2021-01-14 Thread Sam Whited


On Thu, Jan 14, 2021, at 19:07, Mathieu Pasquet wrote:
> thhus projects not publishing the file would be less accessible, which
> is the current status).

This is one of the reasons I am furious that we're seriously
considering adopting this format for use on the website. This is
absolutely not okay.

> Second, I do not believe for a second that someone as computer
> literate as an XMPP client/library/server author would have trouble
> with an RDF XML representation.

Well lucky you, but I have tried to do this multiple times and have no
idea how to even verify that what I have done is correct, or have ended
up finding out that bits of it aren't correct later. I'm sure that with
a great amount of effort I could figure it all out, but that's exactly
the problem, I shouldn't have to put in effort just to write up some
simple metadata.


> I do not mean to say that understanding the whole "semantic web"
> technologies is easy or fast, but it is not actually required to write
> a proper DOAP file.

How can I even confirm that my DOAP file is correct? How do I discover
the various properties that I can put in it? So far I've just been
linked to various giant XML blobs which is not helpful.

> (slightly offtopic, but the concept of RDF/Turtle/N- Triples was
> introduced as a simple representation even before learning a
> programming language in my first year of university)

I don't know what any of those things are (except for some vague
knowledge that RDF is a thing because we've been talking about it), but
if you have to have it introduced at university it's too complicated for
use describing simple metadata. They certainly didn't teach us a bunch
of random XML concepts in school, thank goodness.

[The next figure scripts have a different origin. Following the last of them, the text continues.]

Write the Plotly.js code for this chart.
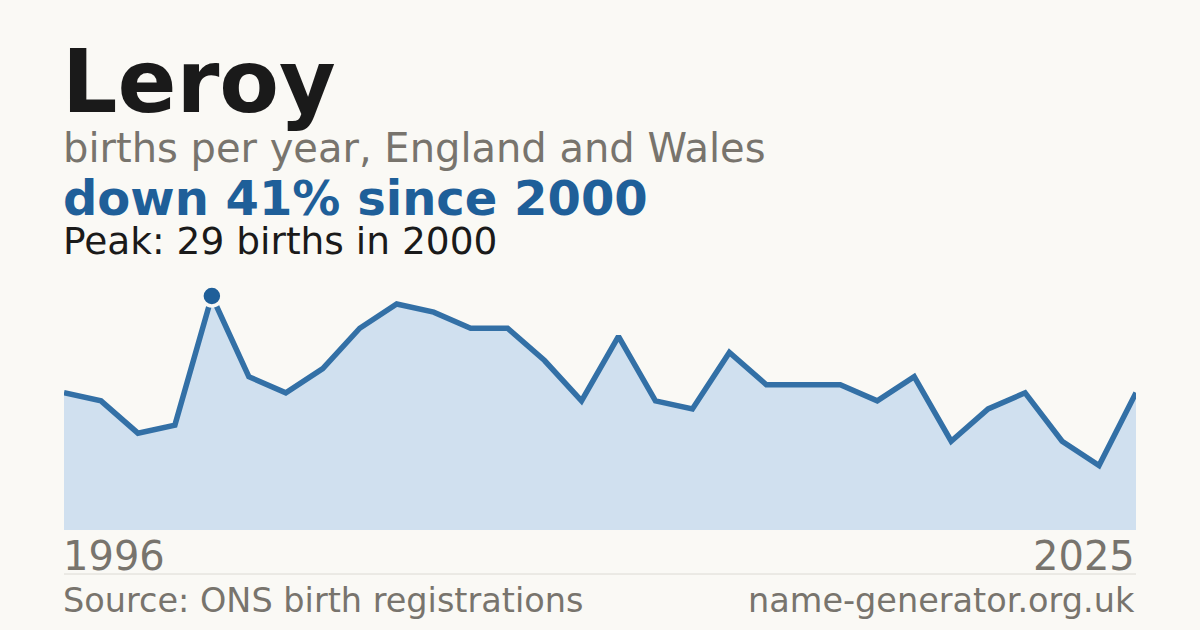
<!DOCTYPE html>
<html>
<head>
<meta charset="utf-8">
<script src="https://cdn.plot.ly/plotly-3.0.1.min.js"></script>
<style>
html,body{margin:0;padding:0;background:#faf9f5;}
#chart{width:1200px;height:630px;}
</style>
</head>
<body>
<div id="chart"></div>
<script>
const years = [1996,1997,1998,1999,2000,2001,2002,2003,2004,2005,2006,2007,2008,2009,2010,2011,2012,2013,2014,2015,2016,2017,2018,2019,2020,2021,2022,2023,2024,2025];
const births = [17,16,12,13,29,19,17,20,25,28,27,25,25,21,16,24,16,15,22,18,18,18,16,19,11,15,17,11,8,17];
const nameTitle = "Leroy";
const subtitle = "births per year, England and Wales";
const headline = "down 41% since 2000";
const peakText = "Peak: 29 births in 2000";
const sourceText = "Source: ONS birth registrations";
const siteText = "name-generator.org.uk";

const peakIdx = births.indexOf(Math.max(...births));
const font = "DejaVu Sans, Verdana, sans-serif";
const bg = "#faf9f5";

const traces = [
  {
    x: years, y: births, type: "scatter", mode: "lines",
    fill: "tozeroy", fillcolor: "#d0e0ef",
    line: {color: "#3370a6", width: 5.5, shape: "linear"},
    hoverinfo: "skip"
  },
  {
    x: [years[peakIdx]], y: [births[peakIdx]], type: "scatter", mode: "markers",
    marker: {size: 20, color: "#1f5f99", line: {color: bg, width: 3.5}},
    cliponaxis: false, hoverinfo: "skip"
  }
];

function pyPaper(py){ return (530 - py) / 250; }
function pxPaper(px){ return (px - 64) / 1072; }

const layout = {
  width: 1200, height: 630,
  paper_bgcolor: bg, plot_bgcolor: bg,
  margin: {l: 64, r: 64, t: 280, b: 100, pad: 0},
  showlegend: false,
  xaxis: {range: [years[0], years[years.length-1]], visible: false, fixedrange: true},
  yaxis: {range: [0, 30.98], visible: false, fixedrange: true},
  shapes: [
    {type: "line", xref: "paper", yref: "paper", x0: 0, x1: 1, y0: pyPaper(574), y1: pyPaper(574),
     line: {color: "#dcdad4", width: 1}}
  ],
  annotations: [
    {text: "<b>" + nameTitle + "</b>", xref: "paper", yref: "paper", x: pxPaper(61), y: pyPaper(134),
     xanchor: "left", yanchor: "bottom", showarrow: false, borderpad: 0,
     font: {family: font, size: 87, color: "#1a1a1a"}},
    {text: subtitle, xref: "paper", yref: "paper", x: pxPaper(62), y: pyPaper(172),
     xanchor: "left", yanchor: "bottom", showarrow: false, borderpad: 0,
     font: {family: font, size: 40, color: "#78746d"}},
    {text: "<b>" + headline + "</b>", xref: "paper", yref: "paper", x: pxPaper(62), y: pyPaper(227),
     xanchor: "left", yanchor: "bottom", showarrow: false, borderpad: 0,
     font: {family: font, size: 48, color: "#1f5f99"}},
    {text: peakText, xref: "paper", yref: "paper", x: pxPaper(62), y: pyPaper(264),
     xanchor: "left", yanchor: "bottom", showarrow: false, borderpad: 0,
     font: {family: font, size: 37.5, color: "#1a1a1a"}},
    {text: String(years[0]), xref: "x", yref: "paper", x: years[0], y: pyPaper(580), xshift: -2,
     xanchor: "left", yanchor: "bottom", showarrow: false, borderpad: 0,
     font: {family: font, size: 40, color: "#78746d"}},
    {text: String(years[years.length-1]), xref: "x", yref: "paper", x: years[years.length-1], y: pyPaper(580),
     xanchor: "right", yanchor: "bottom", showarrow: false, borderpad: 0,
     font: {family: font, size: 40, color: "#78746d"}},
    {text: sourceText, xref: "paper", yref: "paper", x: 0, y: pyPaper(621), xshift: -2,
     xanchor: "left", yanchor: "bottom", showarrow: false, borderpad: 0,
     font: {family: font, size: 33.5, color: "#78746d"}},
    {text: siteText, xref: "paper", yref: "paper", x: 1, y: pyPaper(621),
     xanchor: "right", yanchor: "bottom", showarrow: false, borderpad: 0,
     font: {family: font, size: 33.5, color: "#78746d"}}
  ]
};

Plotly.newPlot("chart", traces, layout, {staticPlot: true, displayModeBar: false});
</script>
</body>
</html>
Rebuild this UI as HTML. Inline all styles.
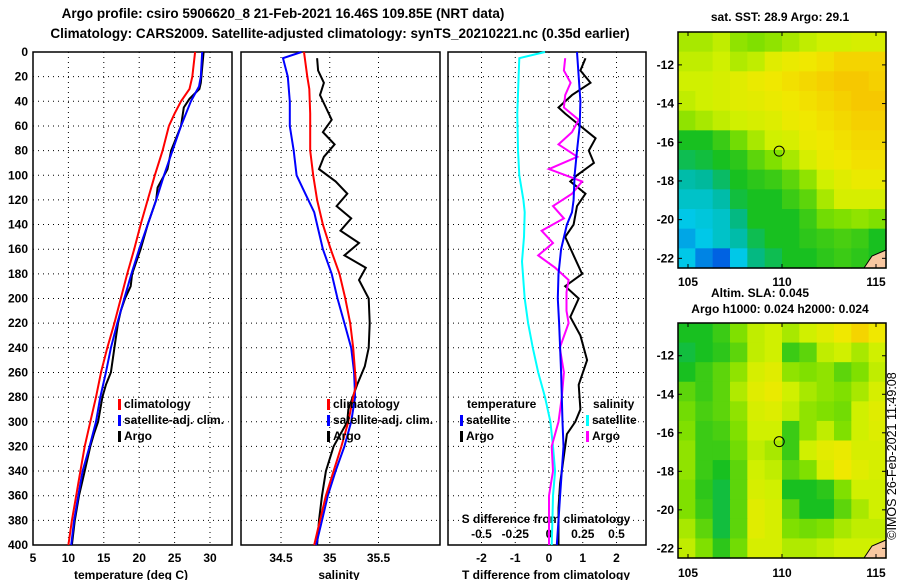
<!DOCTYPE html>
<html><head><meta charset="utf-8"><style>
body{margin:0;background:#fff;}
svg{display:block;font-family:"Liberation Sans",sans-serif;font-weight:bold;}
</style></head><body>
<svg id="fig" width="900" height="580" viewBox="0 0 900 580" xmlns="http://www.w3.org/2000/svg">
<text x="283" y="18" font-size="13.5" text-anchor="middle">Argo profile: csiro 5906620_8 21-Feb-2021 16.46S 109.85E (NRT data)</text>
<text x="340" y="38" font-size="13.5" text-anchor="middle">Climatology: CARS2009. Satellite-adjusted climatology: synTS_20210221.nc (0.35d earlier)</text>
<text x="780" y="21" font-size="12" text-anchor="middle">sat. SST: 28.9 Argo: 29.1</text>
<text x="760" y="297" font-size="12" text-anchor="middle">Altim. SLA: 0.045</text>
<text x="780" y="313" font-size="12" text-anchor="middle">Argo h1000: 0.024 h2000: 0.024</text>
<text transform="translate(896,456) rotate(-90)" font-size="12.5" font-weight="normal" text-anchor="middle">©IMOS 26-Feb-2021 11:49:08</text>
<g id="g"></g>
</svg>
<script>
// ---------- data ----------
const depthsT = [0,20,30,40,50,60,80,100,120,140,160,180,200,220,240,260,280,300,320,340,360,380,400];
const tempClim = [27.9,27.5,27.1,25.9,25.0,24.2,23.3,22.2,21.2,20.2,19.3,18.3,17.4,16.5,15.5,14.6,13.9,13.1,12.3,11.7,11.1,10.5,10.0];
const depthsTS = [0,20,28,40,60,80,100,120,140,160,180,200,220,240,260,280,300,320,340,360,380,400];
const tempSat = [28.9,28.7,28.45,27.3,25.9,24.7,23.5,22.4,21.2,20.0,18.9,17.9,16.9,16.0,15.3,14.5,13.9,13.0,12.0,11.4,10.8,10.4];
const depthsTA = [0,25,30,38,45,60,80,95,110,120,140,160,180,190,200,210,220,240,260,270,280,300,310,320,340,360,380,400];
const tempArgo = [29.1,28.7,28.5,27.1,26.3,25.9,24.5,24.0,22.6,22.4,21.2,20.2,19.0,18.8,18.0,17.4,17.0,16.5,16.0,15.3,14.8,14.2,13.6,13.1,12.3,11.5,10.9,10.5];

const depthsSC = [0,20,30,50,80,100,120,140,160,180,200,220,240,260,270,280,300,320,340,360,380,400];
const salClim = [34.736,34.77,34.79,34.80,34.80,34.83,34.87,34.93,35.01,35.10,35.16,35.21,35.24,35.26,35.27,35.24,35.19,35.12,35.04,34.96,34.90,34.84];
const depthsSS = [0,5,20,40,60,80,100,110,120,130,140,160,180,200,220,240,260,280,300,320,340,360,380,400];
const salSat = [34.71,34.52,34.57,34.59,34.59,34.63,34.66,34.72,34.78,34.84,34.87,34.93,35.02,35.08,35.15,35.22,35.25,35.26,35.22,35.15,35.06,34.98,34.92,34.86];
const depthsSA = [5,15,25,35,45,55,65,75,85,95,105,115,125,135,145,155,165,175,185,200,220,240,255,270,290,300,320,340,360,380,400];
const salArgo = [34.87,34.88,34.94,34.90,34.96,35.02,34.93,35.05,34.94,34.89,35.06,35.18,35.07,35.22,35.11,35.30,35.15,35.37,35.30,35.40,35.41,35.40,35.36,35.28,35.19,35.18,35.04,34.96,34.92,34.89,34.87];

const depthsDS = [0,5,20,50,80,100,120,130,150,170,200,220,240,260,280,300,320,340,360,380,400];
const dSalSat = [-0.03,-0.22,-0.225,-0.235,-0.23,-0.22,-0.19,-0.18,-0.185,-0.2,-0.18,-0.155,-0.12,-0.08,-0.03,0.01,0.03,0.045,0.03,0.025,0.02];
const depthsDT = [0,20,40,60,80,100,120,130,140,160,180,200,220,240,260,280,300,320,340,360,380,400];
const dTempSat = [0.83,0.88,0.93,0.91,0.83,0.76,0.73,0.68,0.53,0.36,0.28,0.26,0.30,0.33,0.36,0.38,0.40,0.43,0.38,0.33,0.28,0.23];
const depthsDTA = [5,15,25,35,45,50,60,70,80,90,100,105,115,125,140,150,165,180,190,200,215,230,250,270,290,300,310,330,350,370,400];
const dTempArgo = [1.08,0.93,1.23,0.68,0.28,0.48,0.93,1.38,1.18,1.33,0.83,0.63,1.08,0.83,0.73,0.48,0.73,0.98,0.48,0.88,0.63,0.93,1.13,0.88,0.93,0.78,0.53,0.43,0.33,0.28,0.28];
const depthsDSA = [5,15,25,35,45,55,65,75,85,95,105,115,125,135,145,155,165,175,185,195,210,220,240,260,280,300,320,340,360,380,400];
const dSalArgo = [0.12,0.11,0.16,0.12,0.11,0.22,0.17,0.07,0.21,0.0,0.245,0.17,0.03,0.11,-0.055,0.03,-0.08,0.045,0.145,0.13,0.13,0.145,0.08,0.11,0.095,0.07,0.02,0.03,0.0,0.0,0.0];

const depthTicks = [0,20,40,60,80,100,120,140,160,180,200,220,240,260,280,300,320,340,360,380,400];
const tempTicks = [5,10,15,20,25,30];
const salTicks = [34.5,35,35.5];
const salTickLabels = ["34.5","35","35.5"];
const dTTicks = [-2,-1,0,1,2];
const dSTicks = [-0.5,-0.25,0,0.25,0.5];
const dSTickLabels = ["-0.5","-0.25","0","0.25","0.5"];
const latTicks = [-12,-14,-16,-18,-20,-22];
const lonTicks = [105,110,115];
const argoLon = 109.85, argoLat = -16.46;

const sstGrid = [
[.65,.65,.68,.62,.6,.62,.65,.68,.7,.7,.72,.72],
[.68,.68,.7,.66,.68,.75,.78,.8,.82,.85,.85,.85],
[.7,.7,.72,.75,.78,.8,.82,.84,.86,.88,.88,.86],
[.68,.7,.72,.75,.76,.78,.8,.82,.84,.86,.88,.88],
[.62,.65,.68,.7,.72,.74,.78,.8,.82,.84,.86,.86],
[.45,.45,.5,.58,.65,.7,.72,.78,.8,.82,.84,.84],
[.4,.42,.45,.48,.55,.6,.65,.72,.78,.8,.82,.82],
[.3,.32,.38,.45,.48,.5,.55,.62,.7,.75,.78,.78],
[.25,.25,.3,.42,.45,.45,.5,.55,.65,.72,.72,.72],
[.2,.22,.25,.35,.45,.45,.45,.5,.58,.6,.62,.6],
[.15,.2,.25,.3,.4,.45,.45,.48,.5,.52,.5,.45],
[.2,.1,.05,.2,.35,.4,.45,.45,.48,.5,.48,.45]];
const slaGrid = [
[.45,.45,.5,.6,.68,.7,.65,.7,.75,.8,.85,.8],
[.42,.45,.48,.55,.68,.7,.5,.55,.68,.7,.65,.7],
[.45,.5,.55,.62,.72,.75,.62,.6,.62,.55,.6,.68],
[.55,.5,.55,.66,.75,.78,.7,.65,.62,.6,.65,.72],
[.58,.52,.55,.62,.72,.74,.68,.62,.6,.58,.7,.75],
[.6,.5,.52,.6,.7,.7,.5,.62,.68,.6,.7,.74],
[.62,.5,.5,.58,.68,.65,.5,.7,.76,.78,.72,.72],
[.62,.5,.45,.55,.7,.68,.55,.6,.72,.8,.75,.72],
[.6,.48,.42,.55,.72,.7,.45,.45,.48,.6,.7,.7],
[.6,.5,.42,.55,.75,.72,.55,.45,.45,.55,.65,.7],
[.65,.55,.42,.55,.75,.72,.6,.58,.6,.65,.68,.68],
[.68,.6,.48,.58,.72,.72,.66,.66,.68,.7,.7,.7]];

// ---------- helpers ----------
const NS="http://www.w3.org/2000/svg";
const G=document.getElementById('g');
function el(tag,attrs,parent){const e=document.createElementNS(NS,tag);for(const k in attrs)e.setAttribute(k,attrs[k]);(parent||G).appendChild(e);return e;}
function txt(s,x,y,size,anchor){const t=el('text',{x:x,y:y,'font-size':size,'text-anchor':anchor||'middle'});t.textContent=s;return t;}

const PY0=52, PY1=545;
const yD = d => PY0 + d*(PY1-PY0)/400;
const panels = [
 {name:'temperature', x0:33,x1:232, xs:v=>33+(v-5)*7.08},
 {name:'salinity', x0:241,x1:440, xs:v=>281+(v-34.5)*97.5},
 {name:'difference', x0:448,x1:646, xs:v=>549+v*33.75}
];
const xS3 = v => 549+v*135;

function gridAndFrame(p, vticks){
  depthTicks.forEach(d=>{
    if(d>0&&d<400){const l=el('line',{x1:p.x0,x2:p.x1,y1:yD(d),y2:yD(d),stroke:'#000','stroke-width':1,'stroke-dasharray':'1,4'});
    
    }
  });
  vticks.forEach(x=>{const l=el('line',{x1:x,x2:x,y1:PY0,y2:PY1,stroke:'#000','stroke-width':1,'stroke-dasharray':'1,4'});
    
    });
  const r=el('rect',{x:p.x0,y:PY0,width:p.x1-p.x0,height:PY1-PY0,fill:'none',stroke:'#000','stroke-width':1.5});
  
  
}
function line(xs,ys,fx,color,name){
  const pts=xs.map((v,i)=>fx(v).toFixed(1)+','+yD(ys[i]).toFixed(1)).join(' ');
  const pl=el('polyline',{points:pts,fill:'none',stroke:color,'stroke-width':2});
  
  
}
function legend(x,y,color,label){
  const m=el('rect',{x:x,y:y-9,width:3,height:11,fill:color});
  
  
  const t=txt(label,x+6,y,12,'start');
  
  
}

// panel 1
const p1=panels[0];
gridAndFrame(p1, tempTicks.map(p1.xs));
depthTicks.forEach(d=>{const t=txt(String(d),28,yD(d)+4,12,'end');
  
  });
tempTicks.forEach(v=>{const t=txt(String(v),p1.xs(v),562,12);
  
  });
let t1=txt('temperature (deg C)',131,579,12);


line(tempArgo,depthsTA,p1.xs,'#000','temperature-argo-line');
line(tempSat,depthsTS,p1.xs,'#0000ff','temperature-satellite-line');
line(tempClim,depthsT,p1.xs,'#ff0000','temperature-climatology-line');
legend(118,408,'#ff0000','climatology');
legend(118,424,'#0000ff','satellite-adj. clim.');
legend(118,440,'#000','Argo');

// panel 2
const p2=panels[1];
gridAndFrame(p2, salTicks.map(p2.xs));
salTicks.forEach((v,i)=>{const t=txt(salTickLabels[i],p2.xs(v),562,12);
  
  });
let t2=txt('salinity',339,579,12);


line(salArgo,depthsSA,p2.xs,'#000','salinity-argo-line');
line(salSat,depthsSS,p2.xs,'#0000ff','salinity-satellite-line');
line(salClim,depthsSC,p2.xs,'#ff0000','salinity-climatology-line');
legend(327,408,'#ff0000','climatology');
legend(327,424,'#0000ff','satellite-adj. clim.');
legend(327,440,'#000','Argo');

// panel 3
const p3=panels[2];
gridAndFrame(p3, dTTicks.map(p3.xs));
dTTicks.forEach(v=>{const t=txt(String(v),p3.xs(v),562,12);
  
  });
dSTicks.forEach((v,i)=>{const t=txt(dSTickLabels[i],xS3(v),538,12);
  
  });
let t3=txt('S difference from climatology',546,523,12);


let t4=txt('T difference from climatology',546,579,12);


line(dSalSat,depthsDS,xS3,'#00ffff','salinity-difference-satellite-line');
line(dTempArgo,depthsDTA,p3.xs,'#000','temperature-difference-argo-line');
line(dSalArgo,depthsDSA,xS3,'#ff00ff','salinity-difference-argo-line');
line(dTempSat,depthsDT,p3.xs,'#0000ff','temperature-difference-satellite-line');
let lt=txt('temperature',467,408,12,'start');


let ls=txt('salinity',593,408,12,'start');


legend(460,424,'#0000ff','satellite');
legend(460,440,'#000','Argo');
legend(586,424,'#00ffff','satellite');
legend(586,440,'#ff00ff','Argo');

// maps
const stops=[[0,[0,64,224]],[0.2,[0,200,232]],[0.33,[0,184,150]],[0.45,[24,192,32]],[0.6,[128,224,0]],[0.7,[208,240,0]],[0.8,[240,232,0]],[0.9,[248,192,0]],[1,[248,150,0]]];
function cmap(v){for(let i=1;i<stops.length;i++){if(v<=stops[i][0]){const a=stops[i-1],b=stops[i];const f=(v-a[0])/(b[0]-a[0]);const c=a[1].map((x,k)=>Math.round(x+(b[1][k]-x)*f));return 'rgb('+c.join(',')+')';}}return 'rgb(248,150,0)';}
function map(grid,y0,y1,name,lonLabelY){
  const x0=678,x1=886;
  const lonX=v=>688+(v-105)*18.8;
  const latY=v=>y0+(-10.3-v)*(y1-y0)/12.2;
  const rows=grid.length, cols=grid[0].length;
  const cw=(x1-x0)/cols, ch=(y1-y0)/rows;
  grid.forEach((row,r)=>row.forEach((v,c)=>{
    const cell=el('rect',{x:(x0+c*cw).toFixed(2),y:(y0+r*ch).toFixed(2),width:(cw+0.6).toFixed(2),height:(ch+0.6).toFixed(2),fill:cmap(v)});
    
    
  }));
  const land=el('path',{d:`M${x1},${y1-18} L${x1-14},${y1-12} L${x1-22},${y1} L${x1},${y1} Z`,fill:'#f8c8a0',stroke:'#000','stroke-width':1});
  
  
  const fr=el('rect',{x:x0,y:y0,width:x1-x0,height:y1-y0,fill:'none',stroke:'#000','stroke-width':1.5});
  
  
  latTicks.forEach(v=>{
    const t=txt(String(v),674,latY(v)+4,12,'end');
    
    
    el('line',{x1:x0,x2:x0+4,y1:latY(v),y2:latY(v),stroke:'#000'});
    el('line',{x1:x1-4,x2:x1,y1:latY(v),y2:latY(v),stroke:'#000'});
  });
  lonTicks.forEach(v=>{
    const t=txt(String(v),lonX(v),lonLabelY,12);
    
    
    el('line',{x1:lonX(v),x2:lonX(v),y1:y0,y2:y0+4,stroke:'#000'});
    el('line',{x1:lonX(v),x2:lonX(v),y1:y1-4,y2:y1,stroke:'#000'});
  });
  const c=el('circle',{cx:lonX(argoLon),cy:latY(argoLat),r:5,fill:'none',stroke:'#000','stroke-width':1});
  
  
}
map(sstGrid,32,268,'sst-map',286);
map(slaGrid,323,558,'sla-map',577);
</script>
</body></html>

> I would still argue that DOAP is the most widely-used and widely-
> supported format across the board, given that the alternative is
> something hand-rolled with the same fields that we need to write
> tooling for and maintain.

We apparently have to maintain a spec and custom namespaces either
way and integrate with a complicated format. That's more work than
just outlining a few standard key-value names and throwing them in
an XML file.

We can write tooling for the new thing if we want (and I will do it if
people really want it), but if you need tooling just for some metadata
you're already doing it wrong, which is the point I'm trying to make. If
it's a normal XML format without tons of namespaces and schema imports
and what not we don't have to do anything but pull out a few values and
stick them up on the website which is trivial to do in JavaScript or
Python (which I think the website's generator is written in, IIRC).
What's not trivial is pulling in and validating various schemas.

> There is a standard format, there are tools to query it, tools to
> validate it, and writing it is not hard (and there are very few things
> with bikeshedding potential in it).

I'm just going to repeat this again because it's important and I believe
a valid criticism: if I have to learn a bunch of tooling just to put a
bit of metadata on my website it's over engineered and needs to stop.

> I agree that the protoxep state is still a good moment to raise
> serious objections or propose alternatives, but “I do not like it and
> here is the same thing in json with no well-defined semantics and
> please write new tools for it and maintain it” is not a stance I can
> take very seriously.

I presented an XML format too, I don't really care what it is, let's
just define a few key value pairs and say "here's the info you need,
here's an XML (or whatever) example". It's good enough.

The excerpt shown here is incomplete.